Principally the main reason the CIP was put in place was to address the main operations in case an earthquake of a major magnitude struck. We know for sure that many dams will suffer and more the old pipelines which are very old. We have also to take into account the over 900 miles of City pipelines that are very old and will surely fail.

Having the above scenario in mind the issue of Supply and Demand becomes a moot one. There will be no mechanism in place to deliver and even though the demand may be there - the issue becomes moot with a CIP that has no repaired, replaced, and upgraded pipelines in place.

An Environmental Impact Report will aid the experts and more the educated public to assure that the $3.6 billion dollar - has accountability and transparency. Of course SFPUC lack engineering policy making at the highest level - the other counties have them in place.

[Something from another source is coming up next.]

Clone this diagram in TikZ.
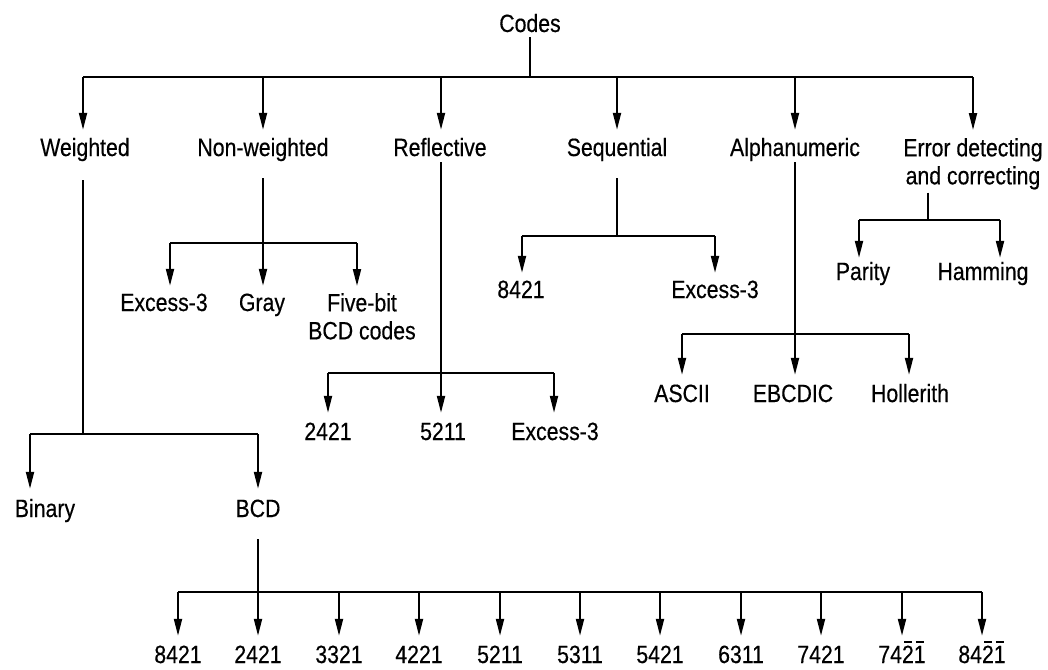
\documentclass[tikz,border=0pt]{standalone}
\usepackage{fontspec}
\setmainfont{Liberation Sans}[FakeStretch=0.85,FakeBold=0.4]
\usetikzlibrary{arrows.meta,calc}
\newcommand\ovb[1]{\rlap{\hspace{2pt}\rule[20pt]{7.8pt}{1.6pt}}#1}
\begin{document}
\begin{tikzpicture}[x=1pt,y=-1pt,
  conn/.style={line width=2pt},
  bar/.style={line width=2.6pt},
  arr/.style={line width=2pt,-{Triangle[length=17pt,width=8pt]}},
  lab/.style={inner sep=0pt,anchor=base,text height=18pt,text depth=5pt,font=\fontsize{25}{28}\selectfont},
  lab2/.style={inner sep=0pt,anchor=north,align=center,font=\fontsize{25}{28}\selectfont}]
\useasboundingbox (0,0) rectangle (1048,669);

% root
\node[lab] (codes) at (530,32) {Codes};
\coordinate (c0) at (530,77);
\draw[conn] (codes.south) -- (c0);

% level 1
\node[lab] (w) at (85,156) {Weighted};
\node[lab] (nw) at (263,156) {Non-weighted};
\node[lab] (r) at (440,156) {Reflective};
\node[lab] (s) at (617,156) {Sequential};
\node[lab] (a) at (795,156) {Alphanumeric};
\node[lab2] (e) at (973,138) {Error detecting\\and correcting};

\coordinate (j1) at (83,77);
\coordinate (j2) at (263,77);
\coordinate (j3) at (441,77);
\coordinate (j4) at (617,77);
\coordinate (j5) at (795,77);
\coordinate (j6) at (973,77);
\draw[bar] (j1) -- (j6);
\draw[arr] (j1) -- ($(j1 |- w.north)+(0,-8)$);
\draw[arr] (j2) -- ($(j2 |- nw.north)+(0,-8)$);
\draw[arr] (j3) -- ($(j3 |- r.north)+(0,-8)$);
\draw[arr] (j4) -- ($(j4 |- s.north)+(0,-8)$);
\draw[arr] (j5) -- ($(j5 |- a.north)+(0,-8)$);
\draw[arr] (j6) -- ($(j6 |- e.north)+(0,-8)$);

% Weighted
\coordinate (wj) at (83,434);
\coordinate (wl) at (30,434);
\coordinate (wr) at (258,434);
\draw[conn] ($(wj |- w.south)+(0,19)$) -- (wj);
\draw[bar] (wl) -- (wr);
\node[lab] (bin) at (45,517) {Binary};
\node[lab] (bcd) at (258,517) {BCD};
\draw[arr] (wl) -- ($(wl |- bin.north)+(0,-10)$);
\draw[arr] (wr) -- ($(wr |- bcd.north)+(0,-10)$);

% BCD
\coordinate (bj) at (258,592);
\draw[conn] ($(bcd.south)+(0,17)$) -- (bj);
\foreach \x/\t [count=\i] in {178/8421,258/2421,339/3321,419/4221,500/5211,580/5311,660/5421,741/6311,821/7421,902/{74\ovb{2}\ovb{1}},982/{84\ovb{2}\ovb{1}}}{
  \node[lab] (d\i) at (\x,663) {\t};
  \coordinate (dj\i) at (\x,592);
  \draw[arr] (dj\i) -- ($(d\i.north)+(0,-9)$);
}
\draw[bar] (dj1) -- (dj11);

% Non-weighted
\coordinate (nj) at (263,243);
\coordinate (nl) at (170,243);
\coordinate (nr) at (357,243);
\draw[conn] ($(nw.south)+(0,17)$) -- (nj);
\draw[bar] (nl) -- (nr);
\node[lab] (ex1) at (164,311) {Excess-3};
\node[lab] (gray) at (262,311) {Gray};
\node[lab2] (fb) at (362,293) {Five-bit\\BCD codes};
\draw[arr] (nl) -- ($(nl |- ex1.north)+(0,-7)$);
\draw[arr] (nj) -- ($(nj |- gray.north)+(0,-7)$);
\draw[arr] (nr) -- ($(nr |- fb.north)+(0,-7)$);

% Reflective
\coordinate (rj) at (441,373);
\coordinate (rl) at (328,373);
\coordinate (rr) at (554,373);
\draw[conn] ($(rj |- r.south)+(0,1)$) -- (rj);
\draw[bar] (rl) -- (rr);
\node[lab] (r1) at (328,440) {2421};
\node[lab] (r2) at (443,440) {5211};
\node[lab] (r3) at (555,440) {Excess-3};
\draw[arr] (rl) -- ($(rl |- r1.north)+(0,-9)$);
\draw[arr] (rj) -- ($(rj |- r2.north)+(0,-9)$);
\draw[arr] (rr) -- ($(rr |- r3.north)+(0,-9)$);

% Sequential
\coordinate (sj) at (617,236);
\coordinate (sl) at (522,236);
\coordinate (sr) at (715,236);
\draw[conn] ($(sj |- s.south)+(0,17)$) -- (sj);
\draw[bar] (sl) -- (sr);
\node[lab] (s1) at (521,298) {8421};
\node[lab] (s2) at (715,298) {Excess-3};
\draw[arr] (sl) -- ($(sl |- s1.north)+(0,-7)$);
\draw[arr] (sr) -- ($(sr |- s2.north)+(0,-7)$);

% Alphanumeric
\coordinate (aj) at (795,334);
\coordinate (al) at (682,334);
\coordinate (ar) at (909,334);
\draw[conn] ($(aj |- a.south)+(0,1)$) -- (aj);
\draw[bar] (al) -- (ar);
\node[lab] (a1) at (682,402) {ASCII};
\node[lab] (a2) at (793,402) {EBCDIC};
\node[lab] (a3) at (910,402) {Hollerith};
\draw[arr] (al) -- ($(al |- a1.north)+(0,-9)$);
\draw[arr] (aj) -- ($(aj |- a2.north)+(0,-9)$);
\draw[arr] (ar) -- ($(ar |- a3.north)+(0,-9)$);

% Error detecting and correcting
\coordinate (ej) at (928,220);
\coordinate (el) at (859,220);
\coordinate (er) at (1000,220);
\draw[conn] ($(ej |- e.south)+(0,3)$) -- (ej);
\draw[bar] (el) -- (er);
\node[lab] (p) at (863,280) {Parity};
\node[lab] (h) at (983,280) {Hamming};
\draw[arr] (el) -- ($(el |- p.north)+(0,-4)$);
\draw[arr] (er) -- ($(er |- h.north)+(0,-4)$);
\end{tikzpicture}
\end{document}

The Hetch Hetchy system is not the only source of water there are other water sources that are in place, helps and adds in the delivery of clean drinking water to many thousands of customers. Ground water recycled water, well water, dam water all serve thousands of customers in the Alameda, San Clara, and San Mateo Counties through the Regional System. Future projections as far as new residents can be as much as 320,000 new residents - with over 307,000 new jobs in businesses, schools, and community services adding to the demand of clean drinking water.

Future regional piping system may be the way to go.

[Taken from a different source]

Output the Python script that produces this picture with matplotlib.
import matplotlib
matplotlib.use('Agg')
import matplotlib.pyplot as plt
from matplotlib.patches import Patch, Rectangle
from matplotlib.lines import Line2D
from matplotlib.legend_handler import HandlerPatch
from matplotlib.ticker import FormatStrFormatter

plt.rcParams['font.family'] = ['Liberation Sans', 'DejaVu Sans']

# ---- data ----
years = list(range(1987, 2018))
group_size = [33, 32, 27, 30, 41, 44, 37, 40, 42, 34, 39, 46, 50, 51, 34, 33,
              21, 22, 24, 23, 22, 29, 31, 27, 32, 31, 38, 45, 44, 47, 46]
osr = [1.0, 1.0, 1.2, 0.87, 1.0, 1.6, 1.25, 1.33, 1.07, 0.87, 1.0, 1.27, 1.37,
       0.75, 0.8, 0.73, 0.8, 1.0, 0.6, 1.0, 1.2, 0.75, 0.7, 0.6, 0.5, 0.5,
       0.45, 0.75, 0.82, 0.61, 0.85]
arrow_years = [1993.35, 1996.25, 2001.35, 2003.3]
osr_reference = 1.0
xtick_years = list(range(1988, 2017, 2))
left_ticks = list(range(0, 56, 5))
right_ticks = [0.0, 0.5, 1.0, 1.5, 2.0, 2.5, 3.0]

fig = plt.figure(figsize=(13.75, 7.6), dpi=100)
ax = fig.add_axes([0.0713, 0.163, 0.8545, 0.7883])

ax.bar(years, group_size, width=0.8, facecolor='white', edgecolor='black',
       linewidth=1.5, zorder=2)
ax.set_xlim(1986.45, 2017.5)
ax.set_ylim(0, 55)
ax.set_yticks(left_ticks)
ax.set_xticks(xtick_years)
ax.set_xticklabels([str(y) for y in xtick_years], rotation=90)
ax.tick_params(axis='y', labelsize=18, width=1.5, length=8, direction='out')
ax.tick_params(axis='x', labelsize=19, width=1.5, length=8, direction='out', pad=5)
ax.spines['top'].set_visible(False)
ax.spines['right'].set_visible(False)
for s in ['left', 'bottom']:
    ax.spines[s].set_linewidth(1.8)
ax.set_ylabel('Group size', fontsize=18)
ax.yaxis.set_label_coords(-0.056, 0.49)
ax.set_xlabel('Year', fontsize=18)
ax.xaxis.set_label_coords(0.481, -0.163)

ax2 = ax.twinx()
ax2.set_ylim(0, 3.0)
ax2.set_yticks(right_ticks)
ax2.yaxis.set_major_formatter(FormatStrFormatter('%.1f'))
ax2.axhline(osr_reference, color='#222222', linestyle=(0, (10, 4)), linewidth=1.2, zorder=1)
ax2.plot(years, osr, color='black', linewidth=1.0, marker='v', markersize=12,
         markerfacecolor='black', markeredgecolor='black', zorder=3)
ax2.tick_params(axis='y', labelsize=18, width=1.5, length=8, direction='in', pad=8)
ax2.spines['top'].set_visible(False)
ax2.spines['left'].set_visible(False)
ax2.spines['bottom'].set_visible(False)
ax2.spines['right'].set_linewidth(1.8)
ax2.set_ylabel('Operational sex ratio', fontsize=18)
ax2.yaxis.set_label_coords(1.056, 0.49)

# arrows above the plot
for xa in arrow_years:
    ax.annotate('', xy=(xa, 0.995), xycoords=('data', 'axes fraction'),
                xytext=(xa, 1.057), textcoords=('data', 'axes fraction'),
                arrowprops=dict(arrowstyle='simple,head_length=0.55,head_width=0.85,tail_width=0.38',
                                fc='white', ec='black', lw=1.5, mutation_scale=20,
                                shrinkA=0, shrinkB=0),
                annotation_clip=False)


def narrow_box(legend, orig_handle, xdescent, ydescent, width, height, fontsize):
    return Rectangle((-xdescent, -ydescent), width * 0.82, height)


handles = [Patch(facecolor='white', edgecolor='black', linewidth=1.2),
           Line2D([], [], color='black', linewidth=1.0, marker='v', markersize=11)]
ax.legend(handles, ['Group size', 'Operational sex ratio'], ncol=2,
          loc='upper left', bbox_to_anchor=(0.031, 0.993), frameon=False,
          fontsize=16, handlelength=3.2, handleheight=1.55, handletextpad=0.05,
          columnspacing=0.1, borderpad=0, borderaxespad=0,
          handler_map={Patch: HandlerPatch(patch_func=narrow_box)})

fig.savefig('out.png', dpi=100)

Lastly the indigenous people once cared for all the water as a precious commodity. Today our philosophy has changed and many have come to believe in conservation and using recycled water for the better of Mother Earth. San Francisco has no idea of how many toilets use low flow systems - we will find out at the next meeting. In Israel they have the yellow and brown button - well, desalination and the preciousness of clean drinking water is fully realized in Israel. We in the Bay Area get our water from Hetch Hetchy and other sources easy and on a platter. We take for granted the blessing of the gods.

Our habits should change and conservation should become the norm. We ought to learn from the indigenous people - they cared for the rivers, the wet lands, the marshland, and all that provided life where pristine water flowed.

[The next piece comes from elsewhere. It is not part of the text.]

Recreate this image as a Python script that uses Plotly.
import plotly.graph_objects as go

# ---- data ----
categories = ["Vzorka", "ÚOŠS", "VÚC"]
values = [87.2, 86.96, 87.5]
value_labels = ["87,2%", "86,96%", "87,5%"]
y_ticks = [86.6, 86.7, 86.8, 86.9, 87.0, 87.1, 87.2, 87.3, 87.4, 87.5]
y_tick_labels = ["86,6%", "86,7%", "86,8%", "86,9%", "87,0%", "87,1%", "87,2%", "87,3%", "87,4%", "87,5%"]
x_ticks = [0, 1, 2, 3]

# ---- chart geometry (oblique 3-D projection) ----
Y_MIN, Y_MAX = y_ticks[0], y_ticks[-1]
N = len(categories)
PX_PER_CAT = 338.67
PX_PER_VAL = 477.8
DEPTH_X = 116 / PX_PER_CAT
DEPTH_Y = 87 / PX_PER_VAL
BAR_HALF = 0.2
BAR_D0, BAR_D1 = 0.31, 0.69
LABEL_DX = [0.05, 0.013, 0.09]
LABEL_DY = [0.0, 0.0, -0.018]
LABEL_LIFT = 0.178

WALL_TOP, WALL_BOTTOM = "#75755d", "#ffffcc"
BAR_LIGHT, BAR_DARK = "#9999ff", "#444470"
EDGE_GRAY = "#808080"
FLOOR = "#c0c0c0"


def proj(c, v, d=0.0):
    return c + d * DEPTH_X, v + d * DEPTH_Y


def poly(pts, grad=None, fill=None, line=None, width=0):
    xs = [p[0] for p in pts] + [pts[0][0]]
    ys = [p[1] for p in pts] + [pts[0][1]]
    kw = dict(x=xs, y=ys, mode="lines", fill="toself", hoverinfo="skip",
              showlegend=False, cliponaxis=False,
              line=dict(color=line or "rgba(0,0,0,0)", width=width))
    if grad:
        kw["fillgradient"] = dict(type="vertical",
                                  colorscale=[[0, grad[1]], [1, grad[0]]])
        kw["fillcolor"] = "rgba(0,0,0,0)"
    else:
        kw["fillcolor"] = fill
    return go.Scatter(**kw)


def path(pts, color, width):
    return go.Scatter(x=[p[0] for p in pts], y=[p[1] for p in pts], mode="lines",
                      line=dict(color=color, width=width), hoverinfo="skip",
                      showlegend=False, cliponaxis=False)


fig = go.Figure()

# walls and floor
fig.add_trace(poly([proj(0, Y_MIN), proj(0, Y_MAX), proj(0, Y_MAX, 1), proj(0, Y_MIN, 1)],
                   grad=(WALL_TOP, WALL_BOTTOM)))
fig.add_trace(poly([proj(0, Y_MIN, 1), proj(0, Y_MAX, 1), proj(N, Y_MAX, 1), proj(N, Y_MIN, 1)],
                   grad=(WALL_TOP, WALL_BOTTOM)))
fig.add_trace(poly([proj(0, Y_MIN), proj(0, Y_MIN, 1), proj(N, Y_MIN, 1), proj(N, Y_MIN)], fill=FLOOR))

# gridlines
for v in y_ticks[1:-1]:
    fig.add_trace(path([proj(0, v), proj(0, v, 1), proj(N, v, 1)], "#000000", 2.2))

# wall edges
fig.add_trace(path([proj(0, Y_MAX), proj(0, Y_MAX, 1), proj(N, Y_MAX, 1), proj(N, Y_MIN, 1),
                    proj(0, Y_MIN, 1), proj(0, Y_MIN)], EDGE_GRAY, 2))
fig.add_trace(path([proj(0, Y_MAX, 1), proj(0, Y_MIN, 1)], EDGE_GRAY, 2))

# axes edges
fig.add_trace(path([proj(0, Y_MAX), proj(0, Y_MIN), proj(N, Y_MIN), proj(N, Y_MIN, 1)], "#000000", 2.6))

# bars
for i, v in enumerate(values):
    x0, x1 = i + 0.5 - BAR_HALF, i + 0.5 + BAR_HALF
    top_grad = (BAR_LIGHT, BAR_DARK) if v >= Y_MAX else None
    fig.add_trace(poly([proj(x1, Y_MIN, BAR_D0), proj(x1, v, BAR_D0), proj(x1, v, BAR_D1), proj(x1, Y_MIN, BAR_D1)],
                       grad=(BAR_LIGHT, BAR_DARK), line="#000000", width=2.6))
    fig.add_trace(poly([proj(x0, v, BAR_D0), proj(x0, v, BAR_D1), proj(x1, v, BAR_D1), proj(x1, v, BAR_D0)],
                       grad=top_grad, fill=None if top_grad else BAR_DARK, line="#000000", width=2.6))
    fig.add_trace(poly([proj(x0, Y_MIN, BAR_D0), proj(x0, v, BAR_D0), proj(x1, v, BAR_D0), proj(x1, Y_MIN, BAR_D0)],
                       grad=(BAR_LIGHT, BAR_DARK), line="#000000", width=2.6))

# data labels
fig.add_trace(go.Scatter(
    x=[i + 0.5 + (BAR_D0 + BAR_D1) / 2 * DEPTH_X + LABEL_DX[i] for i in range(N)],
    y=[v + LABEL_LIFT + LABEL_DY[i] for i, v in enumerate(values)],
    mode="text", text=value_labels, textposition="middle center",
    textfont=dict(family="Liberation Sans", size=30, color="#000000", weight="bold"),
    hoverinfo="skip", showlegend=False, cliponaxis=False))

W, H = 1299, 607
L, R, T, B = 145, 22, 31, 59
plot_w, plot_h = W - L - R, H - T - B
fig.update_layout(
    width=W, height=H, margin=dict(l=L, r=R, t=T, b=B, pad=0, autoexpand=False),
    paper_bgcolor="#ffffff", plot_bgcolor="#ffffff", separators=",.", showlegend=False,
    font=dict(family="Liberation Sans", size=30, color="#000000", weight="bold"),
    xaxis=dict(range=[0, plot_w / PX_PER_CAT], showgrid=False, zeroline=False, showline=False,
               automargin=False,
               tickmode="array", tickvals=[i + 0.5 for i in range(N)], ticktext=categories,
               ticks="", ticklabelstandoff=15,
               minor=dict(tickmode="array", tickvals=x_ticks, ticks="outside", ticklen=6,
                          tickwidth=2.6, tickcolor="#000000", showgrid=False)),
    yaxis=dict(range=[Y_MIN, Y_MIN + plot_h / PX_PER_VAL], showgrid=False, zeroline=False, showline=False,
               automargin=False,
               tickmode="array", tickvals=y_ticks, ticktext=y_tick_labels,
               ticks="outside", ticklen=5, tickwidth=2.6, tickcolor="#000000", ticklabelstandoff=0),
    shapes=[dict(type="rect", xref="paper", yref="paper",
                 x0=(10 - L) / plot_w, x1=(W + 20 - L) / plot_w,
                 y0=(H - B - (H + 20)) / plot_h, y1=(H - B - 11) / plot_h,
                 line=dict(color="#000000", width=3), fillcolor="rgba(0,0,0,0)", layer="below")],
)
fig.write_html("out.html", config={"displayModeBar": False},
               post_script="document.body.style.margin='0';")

The animals, the birds, the fish, the insects, the frogs to the First People were all signs of life. Where are the bears and the frogs? Where are the streams for the salmon to spawn? Who are the culprits that pollute water most? When did it all start happening? What did Lewis and Clark see and what would they see today?

Today, we do not mention the Ohlone, the Miwoks, the Pomo, and the many other Native American tribes. We fear if we mention the First People - we have to mention the shame of our actions - the scalping, the reservations, the stealing of the land that belonged to our First People. Water is a precious commodity - the most precious that all life depends on. The First People cared for our water but we all have failed them.

The White person just like the SFPUC talks the talk but fails to walk the walk. The system is corrupt and lacks leadership - the issue is made all the more complicated when inept leaders are paid $300,000 salaries for doing a lousy job. Architects lead engineers and bakers lead shoemakers - one does not need to be a rocket scientist to figure out whom is leading whom down the precipice of destruction.

There are some that can save face - but they are far and between. SFPUC you have much to learn and the recent changes have not been good. Too much talk and very little concise action.